Forensic Architecture’s work is created for the courtroom just as much as the art gallery. It probes space as a political landscape more than a geographical entity. By building models to investigate tragic events, whether it is to investigate the Grenfell Tower fire or the ‘left-to- die-boat’, Forensic Architecture seeks to open up new lines of enquiry for prosecutors, political organisations and NGOs alike. Its work is poignant, necessary and pertinent.

Naeem Mohaiemen’s work (main image) is placed in the memories and shadows left by far-left politic utopias and colonialism. He combines his family’s own trauma with wider historical events to create films, installations and essays that are moving and deeply personal, fuelled by a desire for the erasure of division by race and religion.

Through a poetic narrative, Charlotte Prodger produces films and stories to deal with the nuances of identity. Her exhibition Stoneymollan Trail presents a complex narrative, transporting the viewer between scenes from her own life and abstract images that have influenced her to create a fresh form of storytelling.

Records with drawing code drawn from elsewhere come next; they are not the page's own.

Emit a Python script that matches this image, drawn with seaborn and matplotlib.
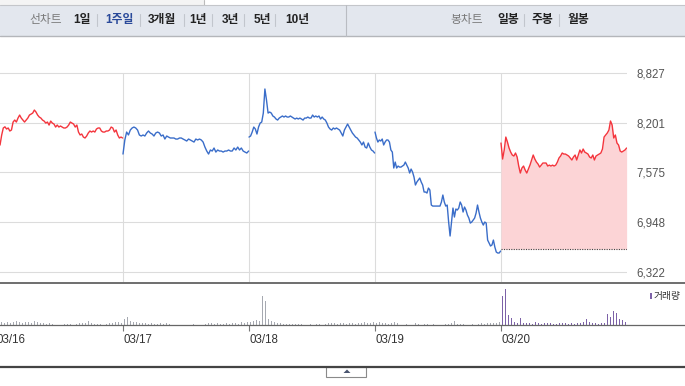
import numpy as np
import pandas as pd
import matplotlib
matplotlib.use("Agg")
import matplotlib.pyplot as plt
import seaborn as sns
from matplotlib.patches import Rectangle, Polygon
from matplotlib.lines import Line2D

# ---- data ----
dates = ["03/16", "03/17", "03/18", "03/19", "03/20"]
price_ticks = [6322, 6948, 7575, 8201, 8827]
prev_close = 6610
day_dir = ["up", "down", "down", "down", "up"]

day1 = [7920, 8045, 8135, 8150, 8122, 8135, 8097, 8110, 8210, 8235, 8210, 8260, 8298, 8260, 8235,
        8210, 8235, 8260, 8298, 8310, 8323, 8361, 8336, 8298, 8273, 8260, 8235, 8222, 8197, 8210,
        8172, 8222, 8197, 8185, 8147, 8172, 8147, 8160, 8147, 8135, 8135, 8147, 8172, 8210, 8197,
        8185, 8147, 8172, 8084, 8047, 8059, 8021, 8009, 8034, 8072, 8097, 8084, 8097, 8084, 8122,
        8135, 8135, 8097, 8084, 8084, 8097, 8097, 8110, 8147, 8135, 8084, 8110, 8047, 8009, 8021, 8009]
day2 = [7807, 7984, 8084, 8047, 8109, 8135, 8147, 8135, 8109, 8047, 8034, 8047, 8034, 8072, 8097,
        8072, 8059, 8034, 8072, 8084, 8072, 8034, 8047, 7996, 8034, 8021, 8009, 8009, 8009, 7996,
        7996, 8009, 8009, 7996, 7984, 7971, 7996, 7984, 7971, 7958, 7996, 7984, 7996, 7984, 7958,
        7895, 7845, 7807, 7858, 7845, 7883, 7832, 7858, 7845, 7845, 7832, 7845, 7845, 7858, 7845,
        7845, 7883, 7858, 7895, 7858, 7883, 7845, 7832, 7820, 7845]
day3 = [8021, 8034, 8084, 8147, 8122, 8059, 8147, 8197, 8210, 8323, 8626, 8487, 8323, 8336, 8323,
        8286, 8273, 8248, 8235, 8260, 8273, 8286, 8273, 8286, 8273, 8273, 8286, 8273, 8260, 8248,
        8260, 8248, 8260, 8248, 8235, 8260, 8260, 8273, 8260, 8260, 8298, 8273, 8286, 8273, 8286,
        8248, 8273, 8248, 8235, 8197, 8147, 8122, 8109, 8135, 8122, 8135, 8122, 8109, 8072, 8034,
        8109, 8147, 8185, 8147, 8109, 8072, 8047, 8021, 8009, 7984, 7958, 7921, 7958, 7895, 7883,
        7946, 7895, 7858, 7845, 7820]
day4 = [8084, 8009, 7958, 7984, 7971, 7996, 7921, 7958, 7984, 7984, 7958, 7858, 7832, 7631, 7706,
        7631, 7656, 7643, 7643, 7656, 7668, 7706, 7668, 7631, 7568, 7618, 7581, 7518, 7417, 7455,
        7480, 7505, 7455, 7417, 7329, 7329, 7316, 7379, 7354, 7165, 7152, 7152, 7152, 7152, 7152,
        7152, 7203, 7291, 7203, 7152, 7165, 6951, 6775, 6951, 7127, 7014, 7115, 7102, 7127, 7203,
        7165, 7077, 7140, 7102, 7039, 7001, 6938, 6951, 6976, 7001, 7064, 7165, 7077, 7001, 6951,
        6913, 6951, 6938, 6724, 6687, 6649, 6662, 6724, 6636, 6573, 6561, 6561, 6586]
day5 = [7946, 7744, 7858, 8021, 7958, 7883, 7832, 7795, 7782, 7820, 7770, 7656, 7568, 7631, 7656,
        7606, 7568, 7618, 7668, 7732, 7795, 7744, 7706, 7681, 7643, 7668, 7694, 7694, 7694, 7656,
        7668, 7656, 7668, 7656, 7668, 7706, 7757, 7782, 7820, 7807, 7807, 7795, 7782, 7757, 7732,
        7770, 7795, 7732, 7795, 7858, 7820, 7870, 7832, 7820, 7807, 7770, 7757, 7795, 7732, 7782,
        7795, 7807, 7820, 7870, 8021, 8047, 8072, 8109, 8223, 8172, 8009, 8047, 7946, 7921, 7845,
        7832, 7845, 7858, 7883]

vol1 = [2, 3, 2, 3, 2, 3, 4, 3, 2, 3, 3, 2, 4, 3, 2, 2, 1, 2, 1, 0, 0, 0, 1, 1, 1, 0, 1, 2, 2, 2, 4,
        2, 1, 1, 1, 0, 1, 2, 2, 3, 3, 2]
vol2 = [6, 8, 4, 3, 3, 2, 2, 2, 1, 2, 1, 1, 2, 1, 2, 1, 0, 0, 0, 0, 0, 0, 0, 1, 0, 0, 0, 1, 2, 2, 1,
        2, 1, 1, 2, 1, 2, 2, 1, 3, 2, 3]
vol3 = [3, 4, 5, 4, 29, 24, 6, 4, 3, 2, 2, 1, 1, 1, 1, 1, 1, 1, 0, 0, 1, 0, 1, 1, 0, 1, 2, 2, 2, 1,
        2, 2, 1, 2, 2, 1, 2, 2, 3, 2, 2, 3]
vol4 = [2, 3, 2, 2, 1, 2, 3, 2, 0, 0, 1, 0, 0, 2, 1, 0, 1, 1, 0, 1, 0, 0, 0, 1, 1, 2, 4, 1, 1, 1, 0,
        0, 1, 0, 1, 2, 1, 2, 2, 2, 2, 3]
vol5 = [29, 36, 10, 7, 3, 2, 7, 2, 2, 2, 1, 3, 2, 1, 2, 2, 2, 1, 1, 2, 2, 2, 1, 2, 1, 2, 2, 3, 6, 3,
        2, 2, 1, 2, 2, 11, 8, 14, 12, 6, 5, 3]

tool_left = ["1일", "1주일", "3개월", "1년", "3년", "5년", "10년"]
tool_right = ["일봉", "주봉", "월봉"]

RED = "#f4353d"
BLUE = "#3a6dc9"
FILL = "#fcd4d6"
GRID = "#dcdcdc"

W, H = 685, 386


def fx(px):
    return px / W


def fy(py):
    return 1 - py / H


sns.set_style("white")
plt.rcParams["font.family"] = ["Liberation Sans", "Noto Sans CJK KR", "DejaVu Sans"]

fig = plt.figure(figsize=(W / 100, H / 100), dpi=100)
fig.patch.set_facecolor("white")

# ---- price panel ----
frames = []
for d, (vals, direction) in enumerate(zip([day1, day2, day3, day4, day5], day_dir)):
    start = 0.024 if d == 0 else 0.0
    t = d + np.linspace(start, 0.997, len(vals))
    frames.append(pd.DataFrame({"t": t, "price": vals, "day": d, "dir": direction}))
df = pd.concat(frames, ignore_index=True)

ax = fig.add_axes([fx(-3), fy(282), 630 / W, (282 - 45) / H])
ax.set_xlim(0, 5)
ax.set_ylim(6196, 9180)

today = df[df.day == 4]
ax.fill_between(today.t, today.price, prev_close, color=FILL, lw=0, zorder=1)
sns.lineplot(data=df, x="t", y="price", hue="dir", units="day", estimator=None, sort=False,
             palette={"up": RED, "down": BLUE}, lw=1.0, legend=False, ax=ax, zorder=3)
ax.hlines(prev_close, today.t.min(), today.t.max(), colors="#444444",
          linestyles=(0, (1, 1.2)), lw=0.8, zorder=4)

ax.yaxis.tick_right()
ax.set_yticks(price_ticks)
ax.set_yticklabels([f"{v:,}" for v in price_ticks])
ax.tick_params(axis="y", length=0, pad=6.5, labelsize=8.3, labelcolor="#555555")
ax.set_xticks([])
ax.set_xlabel("")
ax.set_ylabel("")
ax.grid(True, axis="y", color=GRID, lw=0.8)
ax.set_axisbelow(True)
ax.vlines([1, 2, 3, 4], 6196, price_ticks[-1], colors=GRID, lw=0.8, zorder=0)
for s in ax.spines.values():
    s.set_visible(False)

# ---- volume panel ----
axv = fig.add_axes([fx(-3), fy(325), 691 / W, 43 / H])
axv.set_xlim(0, 691 / 126)
axv.set_ylim(0, 43)
for d, vols in enumerate([vol1, vol2, vol3, vol4, vol5]):
    t = d + (np.arange(len(vols)) + 0.5) / len(vols)
    axv.bar(t, vols, width=1.4 / 126, lw=0, color="#7d62a8" if d == 4 else "#a6a9b1")
axv.set_xticks(range(len(dates)))
axv.set_xticklabels(dates, ha="left")
axv.set_yticks([])
axv.tick_params(axis="x", length=4, width=0.8, color="#777777", pad=2.5, labelsize=8.3,
                labelcolor="#333333", direction="out", bottom=True)
for name, s in axv.spines.items():
    s.set_visible(name == "bottom")
axv.spines["bottom"].set_color("#666666")
axv.spines["bottom"].set_linewidth(0.9)
axv.text(fx(654), fy(295.5), "거래량", transform=fig.transFigure, ha="left", va="center",
         fontsize=7, color="#333333")
fig.patches.append(Rectangle((fx(649.5), fy(298.5)), 2.5 / W, 6 / H, transform=fig.transFigure,
                             facecolor="#7d62a8", lw=0))

# separators between panels
fig.add_artist(Line2D([0, 1], [fy(282.5)] * 2, color="#555555", lw=1.2))
fig.add_artist(Line2D([0, 1], [fy(366.5)] * 2, color="#444444", lw=1.6))
fig.patches.append(Rectangle((fx(326), fy(376.5)), 40 / W, 9.5 / H, transform=fig.transFigure,
                             facecolor="white", edgecolor="#8a8a8a", lw=0.8))
fig.patches.append(Polygon([(fx(343.5), fy(373)), (fx(347), fy(369.5)), (fx(350.5), fy(373))],
                           closed=True, transform=fig.transFigure, facecolor="#4a5570", lw=0))

# ---- toolbar ----
fig.patches.append(Rectangle((0, fy(5)), fx(204), 5 / H, transform=fig.transFigure,
                             facecolor="#f4f4f4", lw=0))
fig.add_artist(Line2D([fx(204)] * 2, [fy(0), fy(5)], color="#bbbbbb", lw=0.8))
fig.patches.append(Rectangle((0, fy(36)), 1, 31 / H, transform=fig.transFigure,
                             facecolor="#e3e7ee", lw=0))
fig.add_artist(Line2D([0, 1], [fy(5)] * 2, color="#c4c6ca", lw=0.8))
fig.add_artist(Line2D([0, 1], [fy(36)] * 2, color="#b4b6ba", lw=1.0))
fig.add_artist(Line2D([fx(346.5)] * 2, [fy(5), fy(36)], color="#b9bcc2", lw=0.8))

fig.text(fx(45.4), fy(20), "선차트", ha="center", va="center", fontsize=8.5, color="#7a7a7a")
for label, cx in zip(tool_left, [82, 119, 161.6, 198, 230.4, 262.4, 297.7]):
    fig.text(fx(cx), fy(20), label, ha="center", va="center", fontsize=8.5, fontweight="bold",
             color="#2a4a9a" if label == "1주일" else "#222222")
fig.text(fx(467), fy(20), "봉차트", ha="center", va="center", fontsize=8.5, color="#7a7a7a")
for label, cx in zip(tool_right, [508, 542.4, 578.5]):
    fig.text(fx(cx), fy(20), label, ha="center", va="center", fontsize=8.5, fontweight="bold",
             color="#222222")
for sx in [97, 139.8, 183.5, 212, 243.8, 275.2, 524.2, 559.2]:
    fig.add_artist(Line2D([fx(sx)] * 2, [fy(14), fy(26)], color="#c2c6cd", lw=0.8))

fig.savefig("out.png", dpi=100)
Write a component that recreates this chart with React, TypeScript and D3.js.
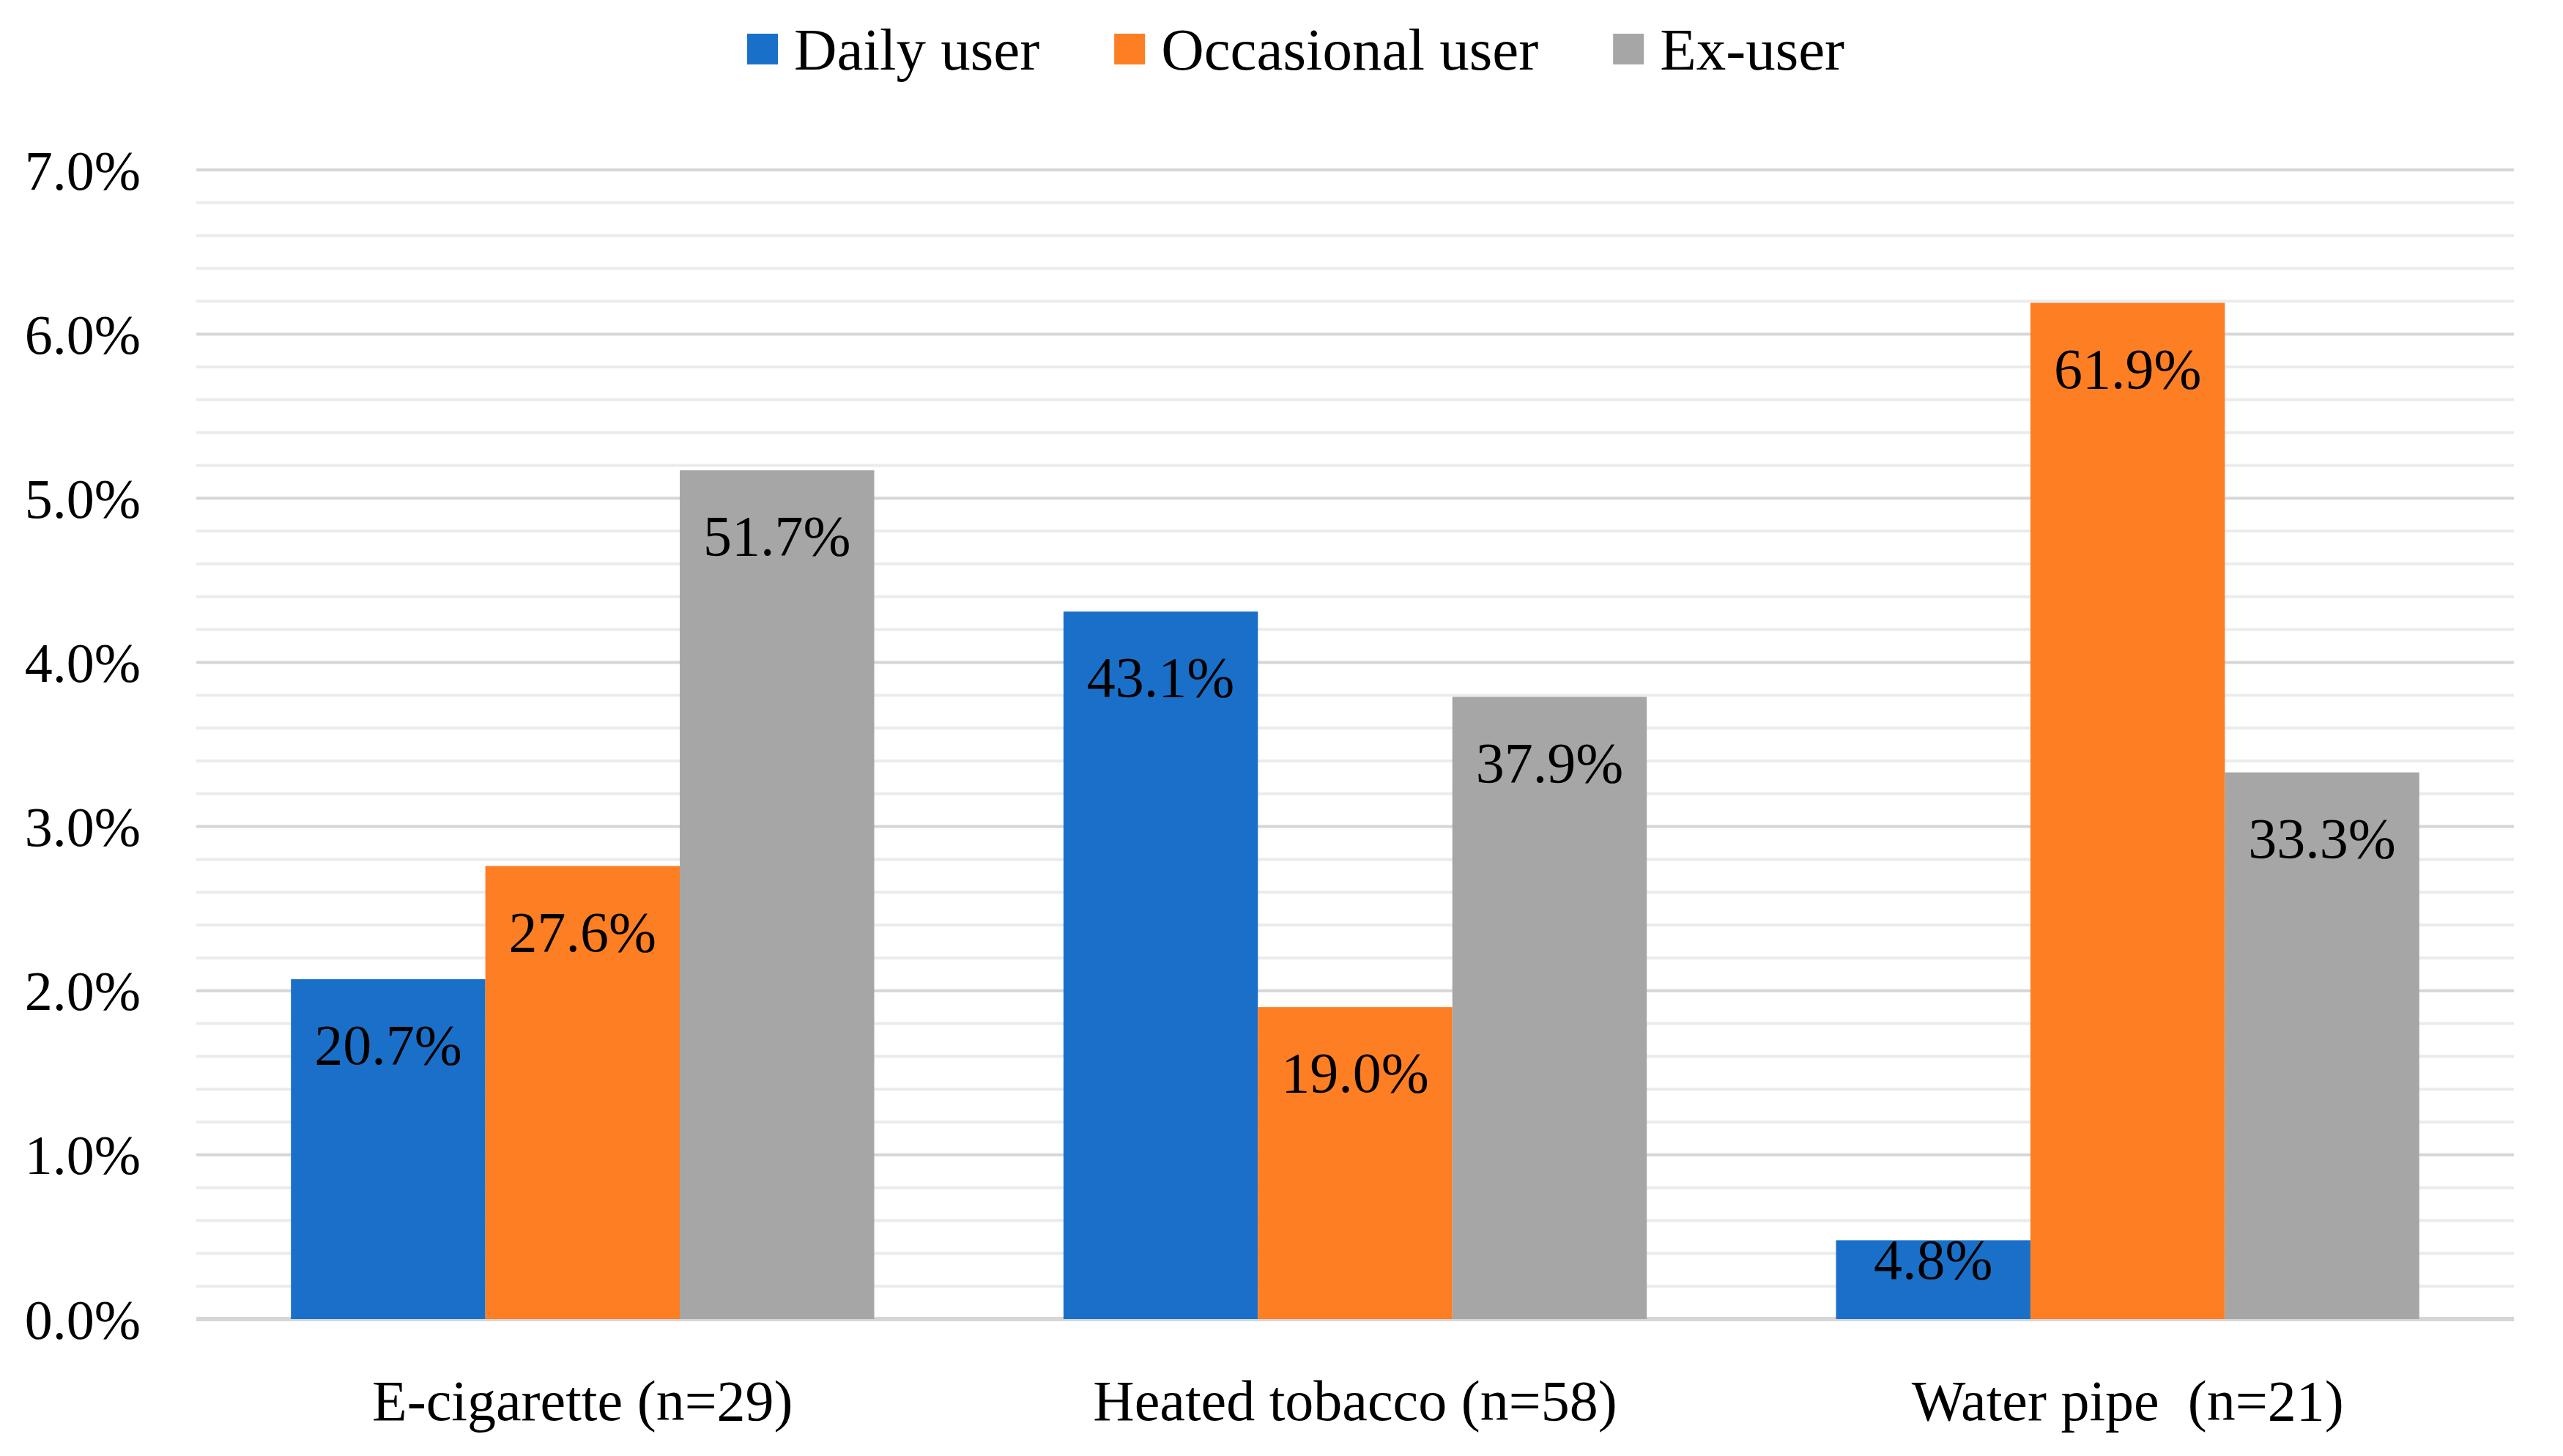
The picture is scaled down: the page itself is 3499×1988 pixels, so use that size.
import React, { useEffect, useRef, FC } from "react";
import * as d3 from "d3";

// chart data
const categories = ["E-cigarette (n=29)", "Heated tobacco (n=58)", "Water pipe  (n=21)"];
const seriesNames = ["Daily user", "Occasional user", "Ex-user"];
const dailyUser = [20.7, 43.1, 4.8];
const occasionalUser = [27.6, 19.0, 61.9];
const exUser = [51.7, 37.9, 33.3];
const yTickLabels = ["0.0%", "1.0%", "2.0%", "3.0%", "4.0%", "5.0%", "6.0%", "7.0%"];
const colors = ["#1a70c8", "#fd7e23", "#a6a6a6"];

const W = 3499;
const H = 1988;
const FONT = "'Liberation Serif', 'Times New Roman', serif";

const App: FC = () => {
  const ref = useRef<SVGSVGElement>(null);

  useEffect(() => {
    document.body.style.margin = "0";
    const svg = d3.select(ref.current);
    svg.html("");

    const margin = { left: 268, right: W - 3432, top: 232, bottom: H - 1801 };
    const series = [dailyUser, occasionalUser, exUser];
    const yMax = (yTickLabels.length - 1) * 10; // axis shows value/10

    const x0: any = d3
      .scaleBand()
      .domain(categories)
      .range([margin.left, W - margin.right])
      .paddingInner(0.245)
      .paddingOuter(0.1225);
    const x1: any = d3
      .scaleBand()
      .domain(seriesNames)
      .range([0, x0.bandwidth()])
      .padding(0);
    const y = d3
      .scaleLinear()
      .domain([0, yMax])
      .range([H - margin.bottom, margin.top]);

    // minor gridlines (every 0.2%)
    const minor = d3.range(0, yMax + 0.001, 2).filter((v) => v % 10 !== 0);
    svg
      .append("g")
      .selectAll("line")
      .data(minor)
      .join("line")
      .attr("x1", margin.left)
      .attr("x2", W - margin.right)
      .attr("y1", (d: any) => y(d))
      .attr("y2", (d: any) => y(d))
      .attr("stroke", "#ebebeb")
      .attr("stroke-width", 4);

    // major gridlines
    const major = yTickLabels.map((_, i) => i * 10);
    svg
      .append("g")
      .selectAll("line")
      .data(major)
      .join("line")
      .attr("x1", margin.left)
      .attr("x2", W - margin.right)
      .attr("y1", (d: any) => y(d))
      .attr("y2", (d: any) => y(d))
      .attr("stroke", "#d6d6d6")
      .attr("stroke-width", (d: any) => (d === 0 ? 6 : 4));

    // y tick labels
    svg
      .append("g")
      .selectAll("text")
      .data(yTickLabels)
      .join("text")
      .attr("x", 192)
      .attr("y", (d: any, i: number) => y(i * 10))
      .attr("dy", "0.35em")
      .attr("text-anchor", "end")
      .style("font-family", FONT)
      .style("font-size", "76px")
      .attr("fill", "#000")
      .text((d: any) => d);

    // bars
    const rows: any[] = [];
    categories.forEach((c, ci) => {
      seriesNames.forEach((s, si) => {
        rows.push({ cat: c, ser: s, si, value: series[si][ci] });
      });
    });
    const bars = svg.append("g").selectAll("g").data(rows).join("g");
    bars
      .append("rect")
      .attr("x", (d: any) => x0(d.cat) + x1(d.ser))
      .attr("y", (d: any) => y(d.value))
      .attr("width", x1.bandwidth())
      .attr("height", (d: any) => y(0) - y(d.value))
      .style("fill", (d: any) => colors[d.si]);

    // data labels
    bars
      .append("text")
      .attr("x", (d: any) => x0(d.cat) + x1(d.ser) + x1.bandwidth() / 2)
      .attr("y", (d: any) => {
        const h = y(0) - y(d.value);
        return y(d.value) + (h > 200 ? 89 : 25);
      })
      .attr("dy", "0.35em")
      .attr("text-anchor", "middle")
      .style("font-family", FONT)
      .style("font-size", "78px")
      .attr("fill", "#000")
      .text((d: any) => d.value.toFixed(1) + "%");

    // x labels
    svg
      .append("g")
      .selectAll("text")
      .data(categories)
      .join("text")
      .attr("x", (d: any) => x0(d) + x0.bandwidth() / 2)
      .attr("y", 1912)
      .attr("dy", "0.35em")
      .attr("text-anchor", "middle")
      .style("font-family", FONT)
      .style("font-size", "78px")
      .style("white-space", "pre")
      .attr("fill", "#000")
      .text((d: any) => d);

    // legend
    const LEGEND_Y = 67;
    const LEGEND_RECT = 42;
    const TEXT_GAP = 22;
    const ITEM_GAP = 102;
    const legend = svg.append("g");
    let lx = 1020;
    seriesNames.forEach((name, i) => {
      legend
        .append("rect")
        .attr("x", lx)
        .attr("y", LEGEND_Y - LEGEND_RECT / 2)
        .attr("width", LEGEND_RECT)
        .attr("height", LEGEND_RECT)
        .style("fill", colors[i]);
      const t = legend
        .append("text")
        .attr("x", lx + LEGEND_RECT + TEXT_GAP)
        .attr("y", LEGEND_Y)
        .attr("dy", "0.35em")
        .style("font-family", FONT)
        .style("font-size", "81px")
        .attr("fill", "#000")
        .text(name);
      const w = (t.node() as SVGTextElement).getComputedTextLength();
      lx += LEGEND_RECT + TEXT_GAP + w + ITEM_GAP;
    });
  }, []);

  return (
    <svg ref={ref} width={W} height={H} viewBox={`0 0 ${W} ${H}`} style={{ display: "block", background: "#fff" }}></svg>
  );
};

export default App;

Luke Willis Thompson uses film, performance, installation and sculpture to address issues of racial and social injustice. His exhibition, Autoportrait, presents a counterpoint to the video footage that Diamond Reynolds put on Facebook of her boyfriend being shot dead by police in Minnesota. Reynolds’ fame was synonymous with the worst day of her life, and Thompson sought to offer her an alternative image of herself, depicting her in a black and white, meditative film.

Their work will be on display at the Tate Britain, with the winner being announced on 4 December.